-- THE EXERCISE --
Go through the data below and copy it exactly, skipping every picture.

-- MATERIAL --
--
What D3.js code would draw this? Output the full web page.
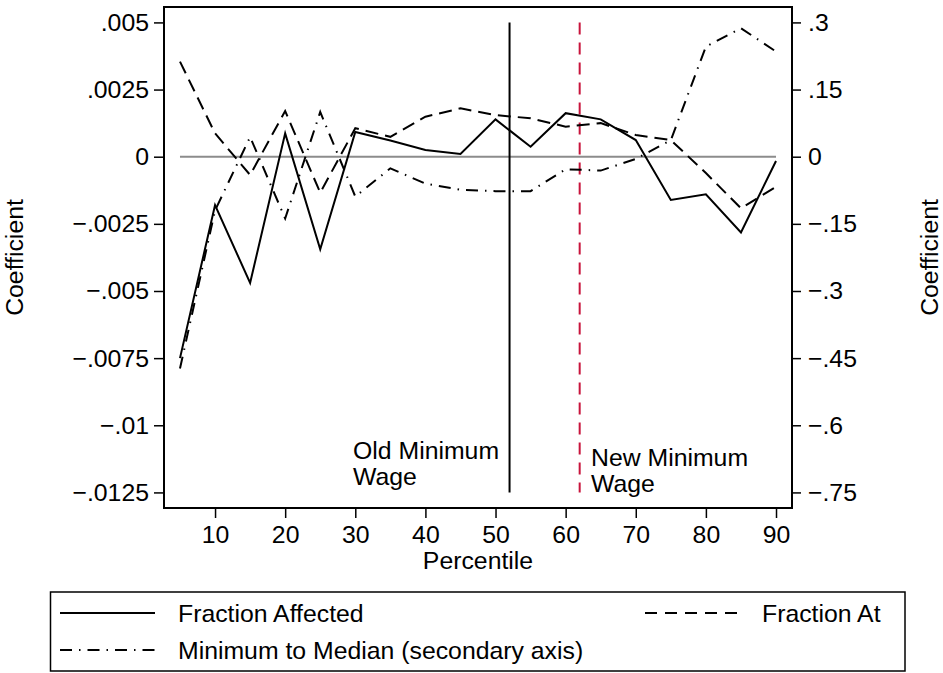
<!DOCTYPE html>
<html>
<head>
<meta charset="utf-8">
<script src="https://cdn.jsdelivr.net/npm/d3@7"></script>
<style>
  body { margin: 0; background: #fff; }
  svg text { font-family: "Liberation Sans", Arial, sans-serif; fill: #000; }
</style>
</head>
<body>
<div id="chart"></div>
<script>
// percentiles on the x axis
var percentiles = [5, 10, 15, 20, 25, 30, 35, 40, 45, 50, 55, 60, 65, 70, 75, 80, 85, 90];

// primary axis series
var fractionAffected = [-0.0075, -0.0018, -0.0047, 0.00087, -0.00345, 0.00092, 0.0006, 0.00025, 0.0001,
  0.00139, 0.00037, 0.00162, 0.00139, 0.00062, -0.00161, -0.0014, -0.00282, -0.00016];
var fractionAt = [0.00354, 0.00087, -0.00068, 0.0017, -0.00134, 0.00106, 0.00074, 0.00149, 0.0018,
  0.00155, 0.00143, 0.00112, 0.00125, 0.00081, 0.00062, -0.00061, -0.00192, -0.00112];

// secondary axis series
var minToMedian = [-0.473, -0.12, 0.044, -0.138, 0.1, -0.089, -0.026, -0.06, -0.074,
  -0.077, -0.077, -0.028, -0.031, -0.005, 0.037, 0.246, 0.287, 0.235];

// reference lines
var oldMinWage = 52;
var newMinWage = 62;

// ticks
var xTicks = [10, 20, 30, 40, 50, 60, 70, 80, 90];
var leftTicks = [0.005, 0.0025, 0, -0.0025, -0.005, -0.0075, -0.01, -0.0125];
var leftTickLabels = [".005", ".0025", "0", "\u2212.0025", "\u2212.005", "\u2212.0075", "\u2212.01", "\u2212.0125"];
var rightTicks = [0.3, 0.15, 0, -0.15, -0.3, -0.45, -0.6, -0.75];
var rightTickLabels = [".3", ".15", "0", "\u2212.15", "\u2212.3", "\u2212.45", "\u2212.6", "\u2212.75"];

var legendLabels = ["Fraction Affected", "Fraction At", "Minimum to Median (secondary axis)"];

const width = 943, height = 673;
const plot = {left: 164, right: 792, top: 7, bottom: 508};
const fontSize = "24.8px";

const svg = d3.select("#chart").append("svg")
  .attr("width", width)
  .attr("height", height);

const x = d3.scaleLinear().domain([2.72, 92.28]).range([plot.left, plot.right]);
const y = d3.scaleLinear().domain([-0.01308, 0.005574]).range([plot.bottom, plot.top]);
// secondary axis is the primary times 60
const y2 = d3.scaleLinear().domain([-0.01308 * 60, 0.005574 * 60]).range([plot.bottom, plot.top]);

// zero line
svg.append("line")
  .attr("x1", x(5)).attr("x2", x(90))
  .attr("y1", y(0)).attr("y2", y(0))
  .attr("stroke", "#8c8c8c").attr("stroke-width", 2);

// vertical reference lines
svg.append("line")
  .attr("x1", x(oldMinWage)).attr("x2", x(oldMinWage))
  .attr("y1", y(0.005)).attr("y2", y(-0.0125))
  .attr("stroke", "#000").attr("stroke-width", 2);

svg.append("line")
  .attr("x1", x(newMinWage)).attr("x2", x(newMinWage))
  .attr("y1", y(0.005)).attr("y2", y(-0.0125))
  .attr("stroke", "#c8143c").attr("stroke-width", 2)
  .attr("stroke-dasharray", "12,8");

// annotations
function twoLines(xpos, ypos, lines) {
  const t = svg.append("text").attr("x", xpos).attr("y", ypos).style("font-size", fontSize);
  lines.forEach(function(s, i) {
    t.append("tspan").attr("x", xpos).attr("dy", i === 0 ? 0 : 26).text(s);
  });
}
twoLines(353, 459, ["Old Minimum", "Wage"]);
twoLines(591, 466, ["New Minimum", "Wage"]);

// series
const line1 = d3.line().x(function(d, i) { return x(percentiles[i]); }).y(function(d) { return y(d); });
const line2 = d3.line().x(function(d, i) { return x(percentiles[i]); }).y(function(d) { return y2(d); });

svg.append("path").datum(fractionAt)
  .attr("d", line1).attr("fill", "none")
  .attr("stroke", "#000").attr("stroke-width", 2)
  .attr("stroke-dasharray", "13,7");

svg.append("path").datum(minToMedian)
  .attr("d", line2).attr("fill", "none")
  .attr("stroke", "#000").attr("stroke-width", 2)
  .attr("stroke-dasharray", "12,7,1.5,7");

svg.append("path").datum(fractionAffected)
  .attr("d", line1).attr("fill", "none")
  .attr("stroke", "#000").attr("stroke-width", 2)
  .attr("stroke-linejoin", "miter");

// frame
svg.append("rect")
  .attr("x", plot.left).attr("y", plot.top)
  .attr("width", plot.right - plot.left).attr("height", plot.bottom - plot.top)
  .attr("fill", "none").attr("stroke", "#000").attr("stroke-width", 2);

// axes
const xAxis = svg.append("g")
  .attr("transform", "translate(0," + plot.bottom + ")")
  .call(d3.axisBottom(x).tickValues(xTicks).tickSize(10).tickPadding(7));

const yAxis = svg.append("g")
  .attr("transform", "translate(" + plot.left + ",0)")
  .call(d3.axisLeft(y).tickValues(leftTicks).tickSize(10).tickPadding(5)
    .tickFormat(function(d, i) { return leftTickLabels[i]; }));

const y2Axis = svg.append("g")
  .attr("transform", "translate(" + plot.right + ",0)")
  .call(d3.axisRight(y2).tickValues(rightTicks).tickSize(9).tickPadding(7)
    .tickFormat(function(d, i) { return rightTickLabels[i]; }));

[xAxis, yAxis, y2Axis].forEach(function(g) {
  g.select(".domain").remove();
  g.selectAll(".tick line").attr("stroke", "#000").attr("stroke-width", 1.5);
  g.selectAll(".tick text")
    .style("font-family", "'Liberation Sans', Arial, sans-serif")
    .style("font-size", fontSize).attr("fill", "#000");
});

// axis titles
svg.append("text")
  .attr("x", (plot.left + plot.right) / 2).attr("y", 569)
  .attr("text-anchor", "middle").style("font-size", fontSize)
  .text("Percentile");

svg.append("text")
  .attr("transform", "translate(23," + (plot.top + plot.bottom) / 2 + ") rotate(-90)")
  .attr("text-anchor", "middle").style("font-size", fontSize)
  .text("Coefficient");

svg.append("text")
  .attr("transform", "translate(938," + (plot.top + plot.bottom) / 2 + ") rotate(-90)")
  .attr("text-anchor", "middle").style("font-size", fontSize)
  .text("Coefficient");

// legend
svg.append("rect")
  .attr("x", 50.5).attr("y", 592)
  .attr("width", 854.5).attr("height", 79)
  .attr("fill", "none").attr("stroke", "#000").attr("stroke-width", 1.5);

var legendItems = [
  {sx: 60, tx: 178, y: 613, dash: null, label: legendLabels[0]},
  {sx: 645, tx: 762, y: 613, dash: "12,8", label: legendLabels[1]},
  {sx: 60, tx: 178, y: 650, dash: "12,7,1.5,7", label: legendLabels[2]}
];

legendItems.forEach(function(it) {
  svg.append("line")
    .attr("x1", it.sx).attr("x2", it.sx + 95)
    .attr("y1", it.y).attr("y2", it.y)
    .attr("stroke", "#000").attr("stroke-width", 2)
    .attr("stroke-dasharray", it.dash);
  svg.append("text")
    .attr("x", it.tx).attr("y", it.y + 9)
    .style("font-size", fontSize)
    .text(it.label);
});
</script>
</body>
</html>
--
-- ANSWER TO THE PROBLEM --
What D3.js code would draw this? Output the full web page.
<!DOCTYPE html>
<html>
<head>
<meta charset="utf-8">
<script src="https://cdn.jsdelivr.net/npm/d3@7"></script>
<style>
  body { margin: 0; background: #fff; }
  svg text { font-family: "Liberation Sans", Arial, sans-serif; fill: #000; }
</style>
</head>
<body>
<div id="chart"></div>
<script>
// percentiles on the x axis
var percentiles = [5, 10, 15, 20, 25, 30, 35, 40, 45, 50, 55, 60, 65, 70, 75, 80, 85, 90];

// primary axis series
var fractionAffected = [-0.0075, -0.0018, -0.0047, 0.00087, -0.00345, 0.00092, 0.0006, 0.00025, 0.0001,
  0.00139, 0.00037, 0.00162, 0.00139, 0.00062, -0.00161, -0.0014, -0.00282, -0.00016];
var fractionAt = [0.00354, 0.00087, -0.00068, 0.0017, -0.00134, 0.00106, 0.00074, 0.00149, 0.0018,
  0.00155, 0.00143, 0.00112, 0.00125, 0.00081, 0.00062, -0.00061, -0.00192, -0.00112];

// secondary axis series
var minToMedian = [-0.473, -0.12, 0.044, -0.138, 0.1, -0.089, -0.026, -0.06, -0.074,
  -0.077, -0.077, -0.028, -0.031, -0.005, 0.037, 0.246, 0.287, 0.235];

// reference lines
var oldMinWage = 52;
var newMinWage = 62;

// ticks
var xTicks = [10, 20, 30, 40, 50, 60, 70, 80, 90];
var leftTicks = [0.005, 0.0025, 0, -0.0025, -0.005, -0.0075, -0.01, -0.0125];
var leftTickLabels = [".005", ".0025", "0", "\u2212.0025", "\u2212.005", "\u2212.0075", "\u2212.01", "\u2212.0125"];
var rightTicks = [0.3, 0.15, 0, -0.15, -0.3, -0.45, -0.6, -0.75];
var rightTickLabels = [".3", ".15", "0", "\u2212.15", "\u2212.3", "\u2212.45", "\u2212.6", "\u2212.75"];

var legendLabels = ["Fraction Affected", "Fraction At", "Minimum to Median (secondary axis)"];

const width = 943, height = 673;
const plot = {left: 164, right: 792, top: 7, bottom: 508};
const fontSize = "24.8px";

const svg = d3.select("#chart").append("svg")
  .attr("width", width)
  .attr("height", height);

const x = d3.scaleLinear().domain([2.72, 92.28]).range([plot.left, plot.right]);
const y = d3.scaleLinear().domain([-0.01308, 0.005574]).range([plot.bottom, plot.top]);
// secondary axis is the primary times 60
const y2 = d3.scaleLinear().domain([-0.01308 * 60, 0.005574 * 60]).range([plot.bottom, plot.top]);

// zero line
svg.append("line")
  .attr("x1", x(5)).attr("x2", x(90))
  .attr("y1", y(0)).attr("y2", y(0))
  .attr("stroke", "#8c8c8c").attr("stroke-width", 2);

// vertical reference lines
svg.append("line")
  .attr("x1", x(oldMinWage)).attr("x2", x(oldMinWage))
  .attr("y1", y(0.005)).attr("y2", y(-0.0125))
  .attr("stroke", "#000").attr("stroke-width", 2);

svg.append("line")
  .attr("x1", x(newMinWage)).attr("x2", x(newMinWage))
  .attr("y1", y(0.005)).attr("y2", y(-0.0125))
  .attr("stroke", "#c8143c").attr("stroke-width", 2)
  .attr("stroke-dasharray", "12,8");

// annotations
function twoLines(xpos, ypos, lines) {
  const t = svg.append("text").attr("x", xpos).attr("y", ypos).style("font-size", fontSize);
  lines.forEach(function(s, i) {
    t.append("tspan").attr("x", xpos).attr("dy", i === 0 ? 0 : 26).text(s);
  });
}
twoLines(353, 459, ["Old Minimum", "Wage"]);
twoLines(591, 466, ["New Minimum", "Wage"]);

// series
const line1 = d3.line().x(function(d, i) { return x(percentiles[i]); }).y(function(d) { return y(d); });
const line2 = d3.line().x(function(d, i) { return x(percentiles[i]); }).y(function(d) { return y2(d); });

svg.append("path").datum(fractionAt)
  .attr("d", line1).attr("fill", "none")
  .attr("stroke", "#000").attr("stroke-width", 2)
  .attr("stroke-dasharray", "13,7");

svg.append("path").datum(minToMedian)
  .attr("d", line2).attr("fill", "none")
  .attr("stroke", "#000").attr("stroke-width", 2)
  .attr("stroke-dasharray", "12,7,1.5,7");

svg.append("path").datum(fractionAffected)
  .attr("d", line1).attr("fill", "none")
  .attr("stroke", "#000").attr("stroke-width", 2)
  .attr("stroke-linejoin", "miter");

// frame
svg.append("rect")
  .attr("x", plot.left).attr("y", plot.top)
  .attr("width", plot.right - plot.left).attr("height", plot.bottom - plot.top)
  .attr("fill", "none").attr("stroke", "#000").attr("stroke-width", 2);

// axes
const xAxis = svg.append("g")
  .attr("transform", "translate(0," + plot.bottom + ")")
  .call(d3.axisBottom(x).tickValues(xTicks).tickSize(10).tickPadding(7));

const yAxis = svg.append("g")
  .attr("transform", "translate(" + plot.left + ",0)")
  .call(d3.axisLeft(y).tickValues(leftTicks).tickSize(10).tickPadding(5)
    .tickFormat(function(d, i) { return leftTickLabels[i]; }));

const y2Axis = svg.append("g")
  .attr("transform", "translate(" + plot.right + ",0)")
  .call(d3.axisRight(y2).tickValues(rightTicks).tickSize(9).tickPadding(7)
    .tickFormat(function(d, i) { return rightTickLabels[i]; }));

[xAxis, yAxis, y2Axis].forEach(function(g) {
  g.select(".domain").remove();
  g.selectAll(".tick line").attr("stroke", "#000").attr("stroke-width", 1.5);
  g.selectAll(".tick text")
    .style("font-family", "'Liberation Sans', Arial, sans-serif")
    .style("font-size", fontSize).attr("fill", "#000");
});

// axis titles
svg.append("text")
  .attr("x", (plot.left + plot.right) / 2).attr("y", 569)
  .attr("text-anchor", "middle").style("font-size", fontSize)
  .text("Percentile");

svg.append("text")
  .attr("transform", "translate(23," + (plot.top + plot.bottom) / 2 + ") rotate(-90)")
  .attr("text-anchor", "middle").style("font-size", fontSize)
  .text("Coefficient");

svg.append("text")
  .attr("transform", "translate(938," + (plot.top + plot.bottom) / 2 + ") rotate(-90)")
  .attr("text-anchor", "middle").style("font-size", fontSize)
  .text("Coefficient");

// legend
svg.append("rect")
  .attr("x", 50.5).attr("y", 592)
  .attr("width", 854.5).attr("height", 79)
  .attr("fill", "none").attr("stroke", "#000").attr("stroke-width", 1.5);

var legendItems = [
  {sx: 60, tx: 178, y: 613, dash: null, label: legendLabels[0]},
  {sx: 645, tx: 762, y: 613, dash: "12,8", label: legendLabels[1]},
  {sx: 60, tx: 178, y: 650, dash: "12,7,1.5,7", label: legendLabels[2]}
];

legendItems.forEach(function(it) {
  svg.append("line")
    .attr("x1", it.sx).attr("x2", it.sx + 95)
    .attr("y1", it.y).attr("y2", it.y)
    .attr("stroke", "#000").attr("stroke-width", 2)
    .attr("stroke-dasharray", it.dash);
  svg.append("text")
    .attr("x", it.tx).attr("y", it.y + 9)
    .style("font-size", fontSize)
    .text(it.label);
});
</script>
</body>
</html>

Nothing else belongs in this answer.